Baruh spoke ten languages, while he wrote his works mostly in Serbian (Serbo-Croatian), then in Judeo-Spanish, Spanish, French and German.

During the 1930s he was an eminent, left-oriented Yugoslav intellectual. Baruh gave special attention to the pupils of poor social background, workers' education, inter-religious tolerance and fought against anti-semitism. He propagated unreserved support for the Republicans during the Spanish Civil War.
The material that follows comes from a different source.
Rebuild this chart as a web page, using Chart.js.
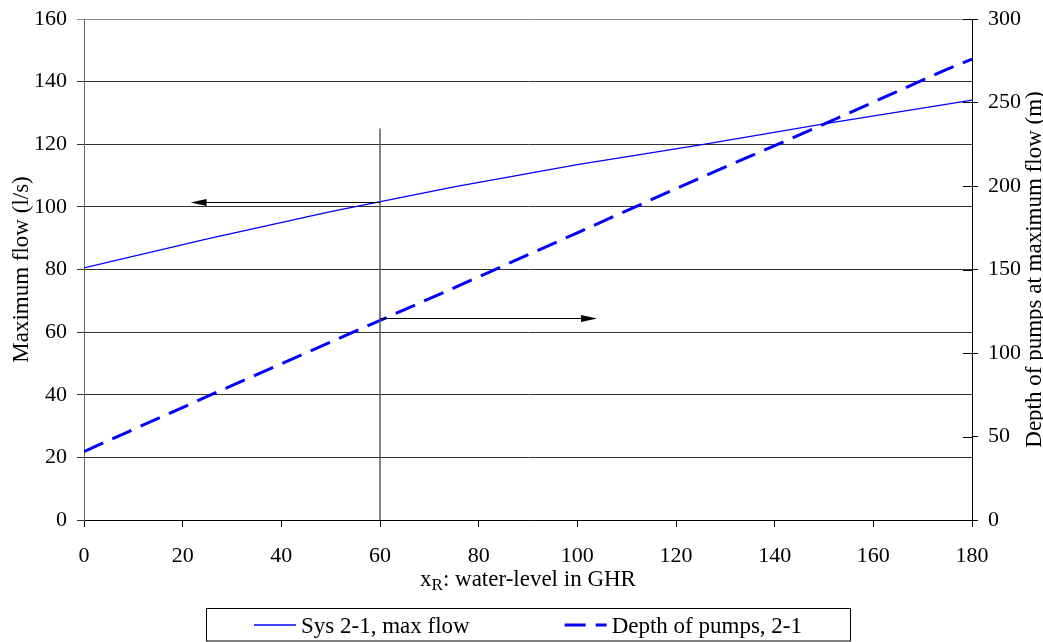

He died in Bergen-Belsen Nazi German Concentration Camp.

Works[edit]

Most popular works[edit]

  • Španske romanse bosanskih Jevreja (Spanish Ballads of the Bosnian Jews);
  • El Judeo-Español de Bosnia;
  • Jevreji na Balkanu i njihov jezik (Jews in the Balkans and their Language);
  • Španija u doba Majmonidesovo (Spain in the Era of Maimonides);
  • Španija Filipa II (Spain of Philip the Second);
  • Španija u književnosti jedne generacije (Spain in One Generation's Literary Fiction);
  • Miguel de Unamuno;
  • Islamski izvori Danteove Božanske komedije (Islamic Sources of Dante's

Divine Comedy).

Bibliography[edit]

Comprehensive international bibliographies that deal with Ladino culture and especially with the Judeo-Spanish language include Kalmi Baruh's bibliography. In 1971, Prof. Samuel Armistead and Prof. Joseph Silverman from the University of Pennsylvania in Philadelphia have translated Baruh's Spanish Ballads [Romances] of the Bosnian Jews to English and provided their own work on this scientific paper. Among others Josip Tabak, Dr. Ivo Andrić, Prof. Samuel Kamhi, Prof. Vojislav Maksimović, Dr. Krinka Vidaković Petrov, Prof. Muhamed Nezirović, Dr. Predrag Palavestra, David Albahari, Dina Katan Ben-Zion, Ana Šomlo, Jennie Lebel, Vedrana Gotovac and Alexander Nikolić have written about Baruh.